In any event, the additional instruction defendants sought was unnecessary in light of the instructions advising the jury that they had to find that plaintiffs had proven both knowing conduct and intent to defraud, not to mention the instruction that good faith was inconsistent with intent to defraud. See, e.g., United States v. Prude, 489 F.3d 873, 882 (7th Cir.2007); United States v. Given, 164 F.3d 389, 394-95 (7th Cir.1999) (overruling an argument that a specific good faith instruction was necessary when the jury adequately was apprised of the requirement of intent using the Seventh Circuit’s pattern instructions); United States v. Roster, 163 F.3d 1008, 1012 (7th Cir.1998) (“[T]he jury could not have found that [the defendant] knowingly committed mail fraud and/or knowingly made false statements ... and yet simultaneously have found that [he] acted in good faith.... Accordingly, [his] theory of defense was already part of the ... charge.”).
Conclusion
In addition to the points discussed in detail in this decision, the Court has considered all of the other points raised by defendants — some only in footnotes — and has determined them to be without merit. For the reasons stated above, the Court denies defendants’ motions for judgment as a matter of law and for a new trial. *683The Sass defendants’ motion to stay was previously ruled upon and is therefore terminated.
. Imagine the following hypothetical. A person dies, and his will directs that his property is to be left to his long-lost nephew. A fraudster poses as the nephew and submits, by mail, a carefully forged birth certificate to prove it. The estate's executor is deceived and distributes the property to the fake nephew. The real nephew is left holding the bag. The estate is no worse off financially' — it had planned to give away the property anyway— but it is clearly the victim of a fraud, because it transferred the property to someone other than the person to whom it wanted to transfer it. Unlike the customer in Ashman, who did not care who was on the other side of the transaction, the estate's executor wanted to transfer the property to a particular person.
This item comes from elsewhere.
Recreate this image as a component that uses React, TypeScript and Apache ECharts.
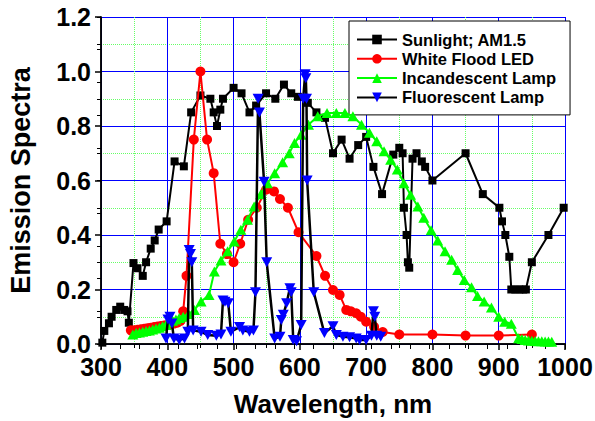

The same is true here; the County Treasurer wanted to transfer the County's property to eligible bidders, for the reasons described in the testimony at trial.
. In addition to the arguments noted in this section, the BG defendants contend that the evidence demonstrated that they believed they were acting under a correct or reasonable interpretation of the Treasurer’s rules, which undermines a finding of intent. The Court rejects this argument for the reasons that it rejected the parallel arguments addressed in the earlier “Intent to Defraud” section.
. The instruction went on to state that ''[a]cts are considered to be related to each other if they have similar purposes, results, participants, or victims, or are committed in a similar way.” Tr. 3497. Defendants do not challenge this aspect of the instruction.
. Defendants had earlier proposed a different so-called "hub and spokes” instruction, specifically, their proposed instruction 27. The instruction was extraordinarily complicated and confusing, as well as argumentative. The Court did not give proposed instruction 27 for these reasons and because the salient points that it addressed were adequately covered by the conspiracy and other instructions already being given. Defendants do not appear to pursue in their post-trial motions the failure to give proposed instruction 27. Rather, they focus on the failure to give proposed instruction 27A. See Sass Defs.’ Mem. in Support of Renewed Mot. for Judgt. (etc.) at 21 (citing their filed objections, which focused on instruction 27A); Sass Defs.' Reply at 10 (discussing docket entry 878, exhibit C (which is instruction 27A), and calling this "the Sass Defendants’ proposed ‘hub and spokes' jury instruction”). Defendants’ failure to specifically press instruction 27 (as distinguished from 27A) at the on-the-record instruction conference or in their post-trial filings constitutes forfeiture of the non-giving of instruction 27 as a basis for a new trial. See Fed. R.Civ.P. 51(c)(1) (party objecting to an instruction must "state[] distinctly the matter objected to and the grounds for the objection.”). But even if the point is not forfeited, it lacks merit for the reasons discussed.